La poursuite de cette mission bien particulière de recherche, de diffusion de connaissances et de formation nécessite une grande indépendance et une complète autonomie. Or, pour mener à bien sa mission fondamentale, l’institution universitaire se doit de rester à distance par rapport à son milieu et surtout de ne pas être instrumentalisée dans la poursuite d’une cause aussi large que celle de la contestation de l’austérité budgétaire imposée par l’État.
Certains taxeront ma vision de l’université d’idéaliste et de dépassée. N’est-elle pas devenue une université de masse –plus de 40 000 étudiants sont inscrits à l’Université Laval–, mais aussi un lieu de formation professionnelle et un lieu de recherches appliquées, 3 caractéristiques nouvelles qui se sont imposées à notre époque en parallèle à la démocratisation qui la caractérise? Certes, mais sa raison d’être et sa spécificité sont toujours les mêmes.

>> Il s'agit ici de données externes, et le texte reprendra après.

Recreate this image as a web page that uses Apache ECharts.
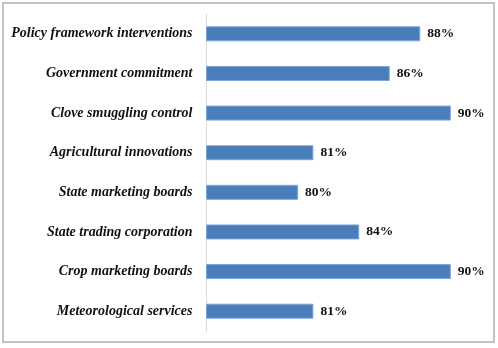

Voyons plutôt. Il existe un large consensus sur la nécessaire liberté et sur l’indépendance qui doivent caractériser la recherche appliquée et la recherche subventionnée au sein de l’université, 2 types d’activité en forte croissance de nos jours. Cependant, toute intrusion d’un partenaire est normalement dénoncée, même dans le cas des chaires de recherche, et les titulaires de ces dernières se font un point d’honneur de valoriser leur indépendance et leur liberté d’action dans l’exercice de leur métier d’enseignant et de chercheur.
Par ailleurs, même dans l’université de masse et dans les programmes fortement professionnalisés, l’institution universitaire vise la formation complète de l’étudiant, en conformité avec la vision que John Henry Newman avait avancée dans son célèbre discours de 1852. La mission fondamentale de l’université valorise en effet le savoir dans sa globalité.

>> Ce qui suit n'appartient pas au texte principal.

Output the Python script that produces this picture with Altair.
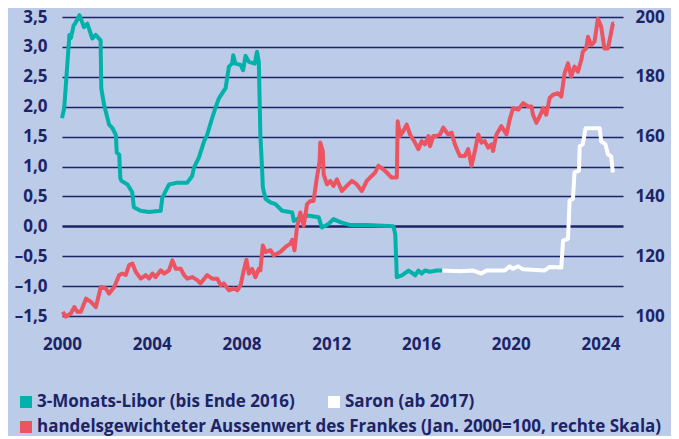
import altair as alt
import pandas as pd

# ---- data ----
libor_t = [2000.0, 2000.1, 2000.33, 2000.4, 2000.52, 2000.6, 2000.78, 2000.98, 2001.13, 2001.35,
           2001.5, 2001.72, 2001.75, 2001.87, 2002.1, 2002.25, 2002.4, 2002.44, 2002.55, 2002.6,
           2002.65, 2002.92, 2003.13, 2003.2, 2003.5, 2003.88, 2004.4, 2004.47, 2004.77, 2005.14,
           2005.58, 2005.8, 2005.88, 2006.1, 2006.33, 2006.47, 2006.69, 2006.84, 2006.99, 2007.29,
           2007.36, 2007.44, 2007.58, 2007.63, 2007.73, 2007.96, 2008.07, 2008.18, 2008.33, 2008.59,
           2008.69, 2008.77, 2008.84, 2008.92, 2008.95, 2009.07, 2009.29, 2009.51, 2009.81, 2010.26,
           2010.33, 2010.62, 2010.92, 2011.44, 2011.58, 2011.88, 2012.1, 2012.4, 2012.85, 2013.6,
           2014.77, 2014.85, 2014.92, 2015.15, 2015.44, 2015.6, 2015.74, 2015.88, 2016.03, 2016.18,
           2016.4, 2016.7, 2016.95]
libor_v = [1.81, 1.98, 3.20, 3.15, 3.36, 3.40, 3.53, 3.33, 3.39, 3.14,
           3.20, 3.11, 2.31, 2.04, 1.70, 1.64, 1.53, 1.23, 1.20, 0.80,
           0.76, 0.70, 0.57, 0.32, 0.26, 0.24, 0.26, 0.48, 0.70, 0.73,
           0.73, 0.84, 0.98, 1.15, 1.42, 1.53, 1.81, 1.98, 2.14, 2.31,
           2.48, 2.67, 2.72, 2.86, 2.72, 2.70, 2.61, 2.85, 2.75, 2.72,
           2.92, 2.75, 1.53, 0.93, 0.65, 0.46, 0.40, 0.37, 0.26, 0.23,
           0.09, 0.15, 0.18, 0.15, -0.02, 0.04, 0.12, 0.07, 0.02, 0.02,
           0.0, -0.13, -0.85, -0.82, -0.74, -0.78, -0.82, -0.74, -0.79, -0.74,
           -0.76, -0.74, -0.74]

saron_t = [2016.95, 2017.73, 2018.33, 2018.69, 2018.92, 2019.73, 2019.95, 2020.1, 2020.33, 2020.55,
           2021.5, 2021.73, 2022.25, 2022.33, 2022.55, 2022.62, 2022.77, 2022.84, 2023.04, 2023.07,
           2023.21, 2023.33, 2023.96, 2024.03, 2024.22, 2024.33, 2024.47, 2024.55]
saron_v = [-0.74, -0.75, -0.74, -0.79, -0.74, -0.74, -0.67, -0.71, -0.67, -0.72,
           -0.74, -0.68, -0.69, -0.24, -0.21, 0.43, 0.46, 0.90, 0.93, 1.34,
           1.37, 1.64, 1.64, 1.42, 1.37, 1.20, 1.17, 0.90]

chf_t = [2000.03, 2000.17, 2000.4, 2000.55, 2000.69, 2000.84, 2001.07, 2001.29, 2001.51, 2001.73,
         2001.95, 2002.1, 2002.33, 2002.55, 2002.69, 2002.84, 2002.99, 2003.14, 2003.29, 2003.51,
         2003.73, 2003.88, 2004.03, 2004.17, 2004.4, 2004.55, 2004.77, 2004.92, 2005.07, 2005.29,
         2005.44, 2005.58, 2005.81, 2006.03, 2006.17, 2006.47, 2006.69, 2006.92, 2007.07, 2007.21,
         2007.44, 2007.66, 2007.81, 2007.96, 2008.1, 2008.22, 2008.33, 2008.47, 2008.62, 2008.77,
         2008.84, 2008.95, 2009.07, 2009.29, 2009.44, 2009.73, 2009.95, 2010.18, 2010.26, 2010.36,
         2010.47, 2010.62, 2010.77, 2010.92, 2011.07, 2011.21, 2011.36, 2011.48, 2011.51, 2011.62,
         2011.66, 2011.81, 2011.96, 2012.1, 2012.25, 2012.47, 2012.69, 2012.92, 2013.14, 2013.36,
         2013.58, 2013.81, 2013.96, 2014.1, 2014.33, 2014.55, 2014.69, 2014.92, 2014.96, 2015.07,
         2015.21, 2015.36, 2015.51, 2015.73, 2015.88, 2016.03, 2016.17, 2016.33, 2016.4, 2016.55,
         2016.69, 2016.84, 2016.99, 2017.21, 2017.36, 2017.51, 2017.73, 2017.95, 2018.1, 2018.25,
         2018.4, 2018.55, 2018.69, 2018.84, 2018.99, 2019.14, 2019.21, 2019.36, 2019.58, 2019.81,
         2019.95, 2020.1, 2020.33, 2020.55, 2020.77, 2020.92, 2020.99, 2021.14, 2021.29, 2021.44,
         2021.58, 2021.73, 2021.88, 2022.1, 2022.25, 2022.4, 2022.55, 2022.69, 2022.84, 2022.99,
         2023.14, 2023.21, 2023.36, 2023.44, 2023.58, 2023.73, 2023.88, 2024.03, 2024.17, 2024.33,
         2024.55, 2024.6]
chf_v = [101.4, 99.8, 100.9, 103.0, 101.4, 101.4, 105.8, 104.7, 103.0, 109.7,
         109.2, 107.5, 109.7, 113.7, 114.2, 113.7, 117.0, 117.5, 114.7, 112.5,
         113.7, 112.5, 114.2, 113.0, 115.3, 114.2, 115.3, 118.6, 115.8, 115.8,
         113.7, 112.5, 113.0, 112.0, 110.9, 113.7, 112.5, 112.5, 110.3, 110.9,
         108.6, 109.2, 108.6, 110.3, 115.3, 118.8, 114.2, 115.8, 113.0, 115.8,
         115.3, 123.6, 121.4, 122.0, 120.3, 121.4, 123.0, 124.2, 125.5, 122.0,
         129.6, 134.6, 130.2, 137.4, 138.5, 138.5, 146.3, 151.7, 158.0, 155.2,
         147.4, 144.0, 145.2, 143.5, 145.7, 141.8, 143.5, 145.2, 144.0, 141.8,
         145.2, 146.9, 148.0, 150.2, 149.0, 147.4, 146.3, 146.3, 165.1, 160.2,
         161.8, 164.0, 160.7, 158.0, 155.8, 158.5, 157.4, 160.2, 156.8, 160.2,
         160.2, 160.7, 163.0, 160.7, 161.3, 157.4, 153.5, 153.5, 155.8, 150.2,
         155.2, 160.7, 158.0, 158.5, 156.3, 157.4, 155.2, 160.7, 163.5, 160.7,
         165.7, 169.5, 169.0, 171.2, 170.1, 170.1, 167.3, 164.6, 166.8, 169.5,
         167.3, 172.9, 174.0, 174.5, 173.4, 181.2, 184.5, 180.1, 183.4, 181.7,
         185.6, 188.4, 189.5, 193.4, 190.6, 191.7, 199.4, 196.7, 189.5, 189.5,
         197.8, 197.8]

x_ticks = [2000, 2004, 2008, 2012, 2016, 2020, 2024]
left_ticks = [-1.5, -1.0, -0.5, 0.0, 0.5, 1.0, 1.5, 2.0, 2.5, 3.0, 3.5]
right_ticks = [100, 120, 140, 160, 180, 200]

legend_labels = ["3-Monats-Libor (bis Ende 2016)", "Saron (ab 2017)",
                 "handelsgewichteter Aussenwert des Frankes (Jan. 2000=100, rechte Skala)"]

# ---- styling ----
BG = "#BCCBE8"
NAVY = "#1D2466"
TEAL = "#00B2A9"
RED = "#EB5460"
WHITE = "#FFFFFF"
FONT = "Open Sans"

libor_df = pd.DataFrame({"t": libor_t, "v": libor_v})
saron_df = pd.DataFrame({"t": saron_t, "v": saron_v})
chf_df = pd.DataFrame({"t": chf_t, "v": chf_v})

x_enc = alt.X("t:Q",
              scale=alt.Scale(domain=[2000, 2025], nice=False, zero=False),
              axis=alt.Axis(values=x_ticks, format="d", title=None, grid=False,
                            labelPadding=20, labelFlush=False))

left_scale = alt.Scale(domain=[-1.5, 3.5], nice=False, zero=False)
left_axis = alt.Axis(values=left_ticks, title=None, grid=True, orient="left",
                     labelExpr="replace(replace(format(datum.value, '.1f'), '.', ','), '\u2212', '\u2013')",
                     labelPadding=15, gridColor=NAVY,
                     gridWidth=alt.ExprRef("datum.value == 0 ? 2.6 : 1.3"))

teal = alt.Chart(libor_df).mark_line(color=TEAL, strokeWidth=4, strokeJoin="round").encode(
    x=x_enc, y=alt.Y("v:Q", scale=left_scale, axis=left_axis))
white = alt.Chart(saron_df).mark_line(color=WHITE, strokeWidth=4, strokeJoin="round").encode(
    x=x_enc, y=alt.Y("v:Q", scale=left_scale, axis=left_axis))

red = alt.Chart(chf_df).mark_line(color=RED, strokeWidth=4, strokeJoin="round").encode(
    x=x_enc,
    y=alt.Y("v:Q", scale=alt.Scale(domain=[100, 200], nice=False, zero=False),
            axis=alt.Axis(values=right_ticks, title=None, grid=False, orient="right",
                          labelPadding=12)))


def legend_item(label, color, px, py):
    d = pd.DataFrame({"label": [label]})
    sq = alt.Chart(d).mark_square(size=144, color=color, opacity=1, filled=True).encode(
        x=alt.value(px), y=alt.value(py))
    tx = alt.Chart(d).mark_text(align="left", baseline="middle", font=FONT, fontSize=17,
                                fontWeight="bold", color=NAVY).encode(
        x=alt.value(px + 11), y=alt.value(py), text="label:N")
    return sq + tx


leg = (legend_item(legend_labels[0], TEAL, -36, 385)
       + legend_item(legend_labels[1], WHITE, 272, 385)
       + legend_item(legend_labels[2], RED, -36, 410))

chart = alt.layer(alt.layer(teal, white), red, leg).resolve_scale(y="independent").properties(
    width=561, height=299,
    autosize=alt.AutoSizeParams(type="none"),
    padding={"left": 54, "top": 9, "right": 48, "bottom": 120},
    background=BG,
    usermeta={"embedOptions": {"defaultStyle": "body{background:#BCCBE8;overflow:hidden;} svg{overflow:visible;}"}},
).configure_view(stroke=None).configure_axis(
    domain=False, ticks=False, tickSize=0,
    labelFont=FONT, labelFontWeight="bold", labelFontSize=17, labelColor=NAVY,
)

chart.save("out.html", embed_options={"renderer": "svg", "actions": False})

L’université comme organisation
L’université n’est pas seulement une institution ayant une vocation propre (j’emploie à dessein un vocable tombé en oubli, mais qui a encore du sens). Elle est aussi une organisation et, à l’occasion, le lieu de conflits entre ses employés et l’administration allant même jusqu’à des grèves, étroitement encadrées par le droit du travail. Elle est aussi redevable de ses comptes financiers auprès de l’État qui en assure le financement et auprès de son conseil d’administration dans le cas des institutions privées. Mais dans les 2 cas, il existe une frontière qui se veut la plus claire possible entre l’université comme institution décrite plus haut et l’université comme organisation. Ainsi, cette dernière ne peut ni ne doit remettre en cause la liberté universitaire par exemple, comme c’est le cas dans les régimes autoritaires.

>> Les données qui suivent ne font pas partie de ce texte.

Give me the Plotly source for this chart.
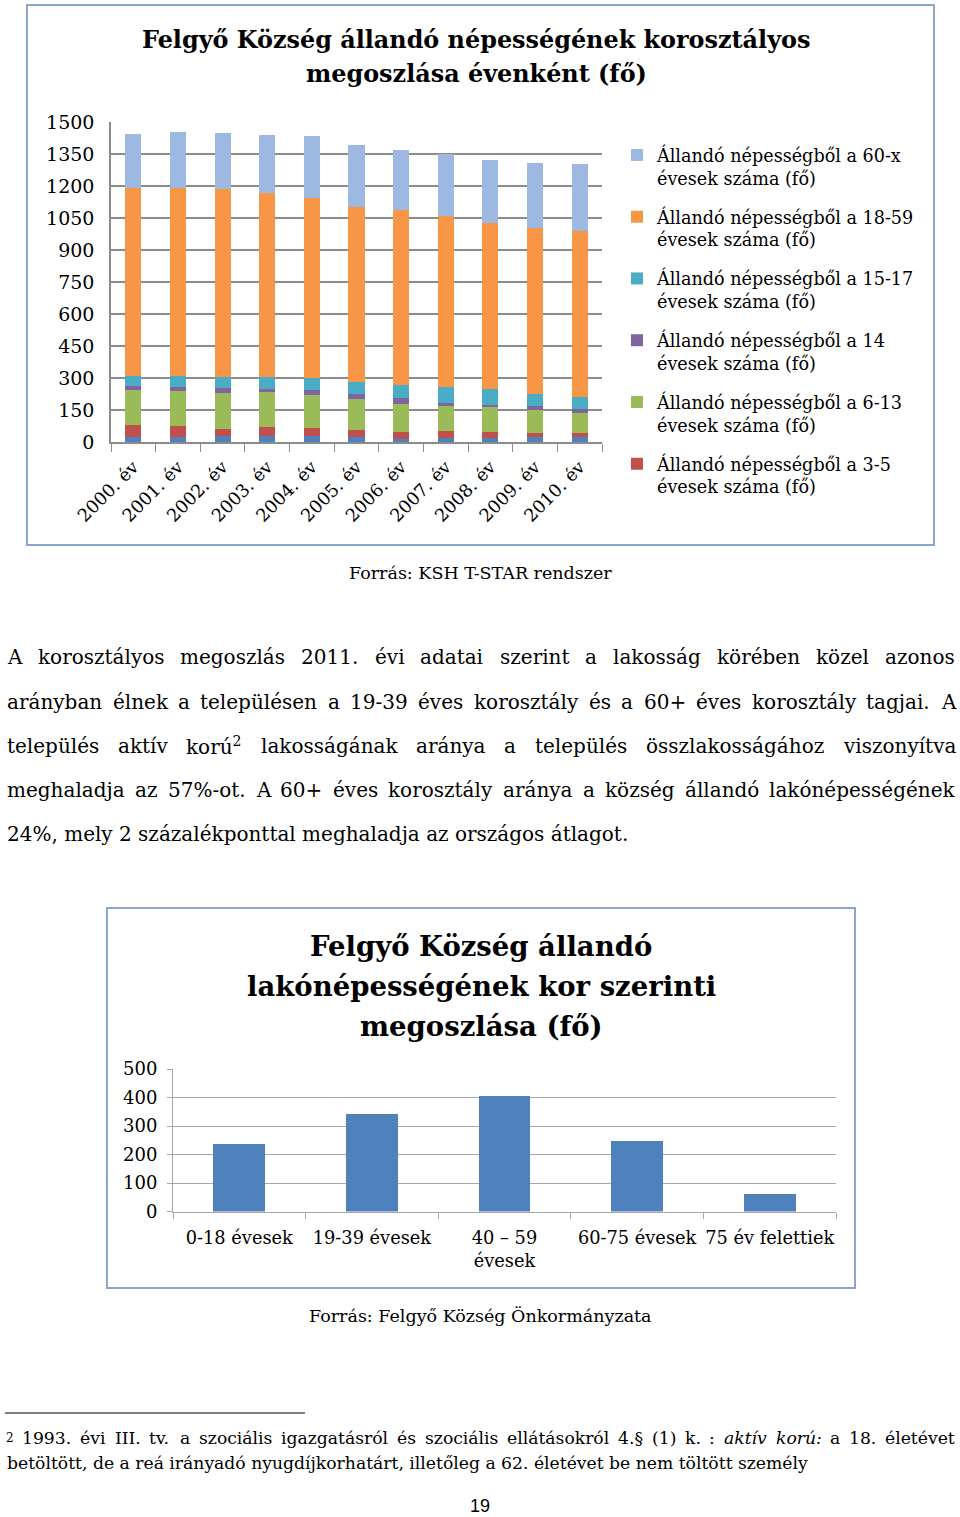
import glob
import os
import re
import struct

import plotly.graph_objects as go

W, H = 960, 1517
SERIF = "DejaVu Serif"

# ---------------- data: chart 1 (stacked, by year) ----------------
years = ["2000. év", "2001. év", "2002. év", "2003. év", "2004. év", "2005. év",
         "2006. év", "2007. év", "2008. év", "2009. év", "2010. év"]
age_0_2 = [25, 25, 28, 28, 28, 22, 16, 19, 19, 22, 22]
age_3_5 = [54, 49, 35, 40, 38, 33, 30, 31, 27, 20, 20]
age_6_13 = [163, 166, 168, 166, 156, 145, 133, 117, 117, 106, 92]
age_14 = [19, 19, 20, 16, 23, 23, 28, 18, 10, 23, 22]
age_15_17 = [47, 49, 54, 55, 55, 60, 62, 74, 75, 55, 55]
age_18_59 = [884, 881, 879, 861, 845, 818, 817, 800, 778, 776, 779]
age_60_x = [252, 263, 264, 273, 288, 289, 285, 292, 295, 305, 314]

series_names = [
    "Állandó népességből a 0-2<br>évesek száma (fő)",
    "Állandó népességből a 3-5<br>évesek száma (fő)",
    "Állandó népességből a 6-13<br>évesek száma (fő)",
    "Állandó népességből a 14<br>évesek száma (fő)",
    "Állandó népességből a 15-17<br>évesek száma (fő)",
    "Állandó népességből a 18-59<br>évesek száma (fő)",
    "Állandó népességből a 60-x<br>évesek száma (fő)",
]
series_values = [age_0_2, age_3_5, age_6_13, age_14, age_15_17, age_18_59, age_60_x]
series_colors = ["#4F81BD", "#C0504D", "#9BBB59", "#8064A2", "#4BACC6", "#F79646", "#9DB9E2"]
y1_ticks = [0, 150, 300, 450, 600, 750, 900, 1050, 1200, 1350, 1500]

# ---------------- data: chart 2 (age groups) ----------------
age_groups = ["0-18 évesek", "19-39 évesek", "40 – 59<br>évesek", "60-75 évesek", "75 év felettiek"]
age_counts = [237, 341, 404, 249, 62]
y2_ticks = [0, 100, 200, 300, 400, 500]

# ---------------- page text ----------------
paragraph_lines = [
    "A korosztályos megoszlás 2011. évi adatai szerint a lakosság körében közel azonos",
    "arányban élnek a településen a 19-39 éves korosztály és a 60+ éves korosztály tagjai. A",
    "település aktív korú<sup>2</sup> lakosságának aránya a település összlakosságához viszonyítva",
    "meghaladja az 57%-ot. A 60+ éves korosztály aránya a község állandó lakónépességének",
    "24%, mely 2 százalékponttal meghaladja az országos átlagot.",
]
footnote_lines = [
    "<sup>2</sup> 1993. évi III. tv. a szociális igazgatásról és szociális ellátásokról 4.§ (1) k. : "
    "<i>aktív</i> <i>korú:</i> a 18. életévet",
    "betöltött, de a reá irányadó nyugdíjkorhatárt, illetőleg a 62. életévet be nem töltött személy",
]


# ---------------- font metrics (for justified text layout) ----------------
class FontMetrics:
    def __init__(self, path):
        self.ok = False
        try:
            data = open(path, "rb").read()
            ntab = struct.unpack(">H", data[4:6])[0]
            tabs = {}
            for i in range(ntab):
                rec = data[12 + 16 * i: 28 + 16 * i]
                tabs[rec[:4].decode("latin-1")] = struct.unpack(">II", rec[8:16])
            ho = tabs["head"][0]
            self.upem = struct.unpack(">H", data[ho + 18: ho + 20])[0]
            hh = tabs["hhea"][0]
            nhm = struct.unpack(">H", data[hh + 34: hh + 36])[0]
            mo = tabs["hmtx"][0]
            self.adv = [struct.unpack(">H", data[mo + 4 * i: mo + 4 * i + 2])[0] for i in range(nhm)]
            co = tabs["cmap"][0]
            nsub = struct.unpack(">H", data[co + 2: co + 4])[0]
            best = None
            for i in range(nsub):
                pid, eid, so = struct.unpack(">HHI", data[co + 4 + 8 * i: co + 12 + 8 * i])
                fmt = struct.unpack(">H", data[co + so: co + so + 2])[0]
                if pid == 3 and eid == 10 and fmt == 12:
                    best = (12, co + so)
                elif pid == 3 and eid == 1 and fmt == 4 and (best is None or best[0] != 12):
                    best = (4, co + so)
            self.cmap = {}
            fmt, o = best
            if fmt == 4:
                segx2 = struct.unpack(">H", data[o + 6: o + 8])[0]
                ends = o + 14
                starts = ends + segx2 + 2
                deltas = starts + segx2
                ros = deltas + segx2
                for s in range(segx2 // 2):
                    end = struct.unpack(">H", data[ends + 2 * s: ends + 2 * s + 2])[0]
                    start = struct.unpack(">H", data[starts + 2 * s: starts + 2 * s + 2])[0]
                    delta = struct.unpack(">h", data[deltas + 2 * s: deltas + 2 * s + 2])[0]
                    ro = struct.unpack(">H", data[ros + 2 * s: ros + 2 * s + 2])[0]
                    for c in range(start, end + 1):
                        if c == 0xFFFF:
                            continue
                        if ro == 0:
                            g = (c + delta) & 0xFFFF
                        else:
                            a = ros + 2 * s + ro + 2 * (c - start)
                            g = struct.unpack(">H", data[a: a + 2])[0]
                            if g:
                                g = (g + delta) & 0xFFFF
                        self.cmap[c] = g
            else:
                ng = struct.unpack(">I", data[o + 12: o + 16])[0]
                for k in range(ng):
                    st, en, sg = struct.unpack(">III", data[o + 16 + 12 * k: o + 28 + 12 * k])
                    for c in range(st, min(en, 0x2FFFF) + 1):
                        self.cmap[c] = sg + c - st
            self.ok = True
        except Exception:
            self.ok = False

    def width(self, s, size):
        if not self.ok:
            return 0.56 * size * len(s)
        tot = 0
        for ch in s:
            g = self.cmap.get(ord(ch), 0)
            tot += self.adv[min(g, len(self.adv) - 1)]
        return tot * size / self.upem


def find_font(fname):
    for root in ["/usr/share/fonts", "/usr/local/share/fonts", os.path.expanduser("~/.fonts")]:
        hits = glob.glob(os.path.join(root, "**", fname), recursive=True)
        if hits:
            return hits[0]
    return None


_reg = find_font("DejaVuSerif.ttf")
_ita = find_font("DejaVuSerif-Italic.ttf")
FM = FontMetrics(_reg) if _reg else FontMetrics("")
FMI = FontMetrics(_ita) if _ita else FM


def word_width(w, size):
    tot = 0.0
    for m in re.finditer(r"<sup>(.*?)</sup>|<i>(.*?)</i>|([^<]+)", w):
        if m.group(1) is not None:
            tot += FM.width(m.group(1), size * 0.7)
        elif m.group(2) is not None:
            tot += (FMI if FMI.ok else FM).width(m.group(2), size)
        else:
            tot += FM.width(m.group(3), size)
    return tot


def px(x):
    return x / W


def py(y):
    return 1 - y / H


fig = go.Figure()

n = len(series_names)
for i, (name, vals, col) in enumerate(zip(series_names, series_values, series_colors)):
    fig.add_trace(go.Bar(
        x=years, y=vals, name=name, marker=dict(color=col, line=dict(width=0)),
        xaxis="x", yaxis="y", legendgroup=f"g{i}", legendrank=n - i,
        showlegend=(i > 0),
    ))

fig.add_trace(go.Bar(
    x=age_groups, y=age_counts, marker=dict(color="#4F81BD", line=dict(width=0)),
    xaxis="x2", yaxis="y2", showlegend=False, width=0.39,
))

grid1 = "#8C8C8C"
grid2 = "#A6A6A6"
fig.update_layout(
    width=W, height=H, margin=dict(l=0, r=0, t=0, b=0, autoexpand=False),
    paper_bgcolor="white", plot_bgcolor="rgba(0,0,0,0)",
    barmode="stack", bargap=0.64,
    font=dict(family=SERIF, color="black"),
    xaxis=dict(domain=[px(111), px(602)], anchor="y", showgrid=False,
               showline=True, linecolor=grid1, linewidth=1.5,
               ticks="outside", tickson="boundaries", ticklen=8, tickcolor=grid1,
               tickangle=-45, tickfont=dict(size=17.8, family=SERIF),
               ticklabelstandoff=6),
    yaxis=dict(domain=[py(442), py(122)], anchor="x", range=[0, 1500],
               tickvals=y1_ticks, showgrid=True, gridcolor=grid1, gridwidth=1.5,
               showline=True, linecolor=grid1, linewidth=1.5, zeroline=False,
               ticks="", tickfont=dict(size=19, family=SERIF), ticklabelstandoff=11),
    xaxis2=dict(domain=[px(173), px(836)], anchor="y2", showgrid=False,
                showline=True, linecolor=grid2, linewidth=1,
                ticks="outside", tickson="boundaries", ticklen=6, tickcolor=grid2,
                tickangle=0, tickfont=dict(size=17.8, family=SERIF),
                ticklabelstandoff=10),
    yaxis2=dict(domain=[py(1211.5), py(1069)], anchor="x2", range=[0, 500],
                tickvals=y2_ticks, showgrid=True, gridcolor=grid2, gridwidth=1,
                showline=True, linecolor=grid2, linewidth=1, zeroline=False,
                ticks="outside", ticklen=5, tickcolor=grid2,
                tickfont=dict(size=18, family=SERIF), ticklabelstandoff=6),
    legend=dict(x=px(617), y=py(137), xanchor="left", yanchor="top",
                traceorder="grouped", tracegroupgap=13, valign="top",
                font=dict(size=17.6, family=SERIF), itemwidth=30,
                bgcolor="rgba(0,0,0,0)"),
)

shapes = []
shapes.append(dict(type="rect", xref="paper", yref="paper", x0=px(27), x1=px(934),
                   y0=py(545), y1=py(5), line=dict(color="#8BA6CC", width=2)))
shapes.append(dict(type="rect", xref="paper", yref="paper", x0=px(107), x1=px(855),
                   y0=py(1288), y1=py(908), line=dict(color="#8BA6CC", width=2)))
shapes.append(dict(type="line", xref="paper", yref="paper", x0=px(5), x1=px(305),
                   y0=py(1413), y1=py(1413), line=dict(color="black", width=1)))
fig.update_layout(shapes=shapes)

ann = []


def text(x, y, s, size, anchor="left", bold=False, family=SERIF):
    ann.append(dict(xref="paper", yref="paper", x=px(x), y=py(y), text=s,
                    showarrow=False, xanchor=anchor, yanchor="middle",
                    font=dict(size=size, family=family, color="black",
                              weight="bold" if bold else "normal"),
                    align="center"))


def justified(line, y, size, x0=5, x1=953):
    words = line.split(" ")
    widths = [word_width(w, size) for w in words]
    gap = (x1 - x0 - sum(widths)) / (len(words) - 1)
    gap = max(gap, FM.width(" ", size) * 0.6)
    x = x0
    for w, wd in zip(words, widths):
        text(x, y, w, size)
        x += wd + gap


# chart titles
text(476, 40, "Felgyő Község állandó népességének korosztályos", 23.9, "center", True)
text(476, 74, "megoszlása évenként (fő)", 23.9, "center", True)
text(481, 946, "Felgyő Község állandó", 27.5, "center", True)
text(481, 986, "lakónépességének kor szerinti", 27.5, "center", True)
text(481, 1026, "megoszlása (fő)", 27.5, "center", True)

# sources
text(480, 573, "Forrás: KSH T-STAR rendszer", 17.5, "center")
text(480, 1316, "Forrás: Felgyő Község Önkormányzata", 17.5, "center")

# paragraph (justified, last line left aligned)
para_y = [657, 701.5, 746, 790, 834]
PSIZE = 20
for k, (line, yy) in enumerate(zip(paragraph_lines, para_y)):
    if k < len(paragraph_lines) - 1:
        justified(line, yy, PSIZE)
    else:
        text(5, yy, line, PSIZE)

# footnote
FSIZE = 17.2
justified(footnote_lines[0], 1438, FSIZE, x0=4)
text(5, 1463, footnote_lines[1], FSIZE)

# page number
text(480, 1506, "19", 18, "center", family="Liberation Sans")

fig.update_layout(annotations=ann)
fig.write_html("out.html")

Bien entendu, les liens entre l’institution et l’organisation peuvent entrer en conflits, au point d’affecter la vocation même de l’université. C’est le cas lorsque les différents corporatismes tentent d’imposer leurs lois ou encore lorsque des entreprises tentent d’orienter la mission universitaire dans le sens de leurs intérêts. Mais dans ces différents cas de figure, des voix s’élèvent et la dynamique interne de l’institution finit la plupart du temps par triompher ou par s’imposer.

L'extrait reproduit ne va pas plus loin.